Research output: ThesisDoctoral Thesis

Published
Publication date14/07/2023
Number of pages208
QualificationPhD
Awarding Institution
Supervisors/Advisors
Award date14/07/2023
Publisher
  • Lancaster University
<mark>Original language</mark>English

Abstract

Residential care is, in many countries, a living arrangement for young people with behavioural problems who require a level of help which is beyond their own family’s resources.

Research on residential care has, in recent years, focused on outcomes, intervention evaluation and economy including comparison with alternative care forms. Relatively little research has been conducted on how young people experience living in care. For example, the systematic review conducted as part of this thesis found from a systematic international search just 12 qualitative papers published between 1990 and 2020 which included residents’ accounts in the findings.

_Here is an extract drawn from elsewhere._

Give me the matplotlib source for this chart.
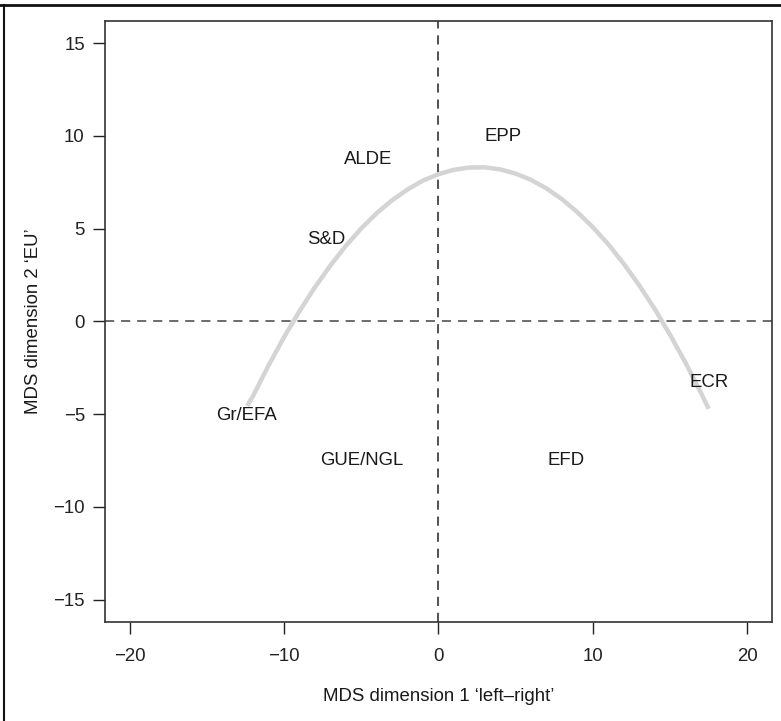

This thesis’ empirical study engaged interpretative phenomenological analysis as the methodology to investigate the lived experiences of eight young adults who lived in Danish therapeutic residential care. The participants engaged in two individual semi-structured interviews where their accounts of the experience of living in residential care as young people and young adults formed the study’s data. Four group experiential themes are presented as the study’s findings: (1) “They [carers] go up to the young people and talk to them”: Navigating the challenge of staff-system-resident relationships. (2) “I am just more grown up”: The experience of transitions towards adulthood and life beyond residential care. (3) “… actually, they wanted me back”: The experience of having family and friends while living in care. (4) “I said yes, she told me that was good…”: Making sense of receiving help and developing self-help.

As an original contribution to knowledge this study concludes with a discussion which highlights the resulting stress from moving both into care and during care, the importance the participants placed on feeling able to develop and ultimately leave care at a pace independent of legislative time frames, and how family, for five of the participants, was experienced as the most stable factor during their residency.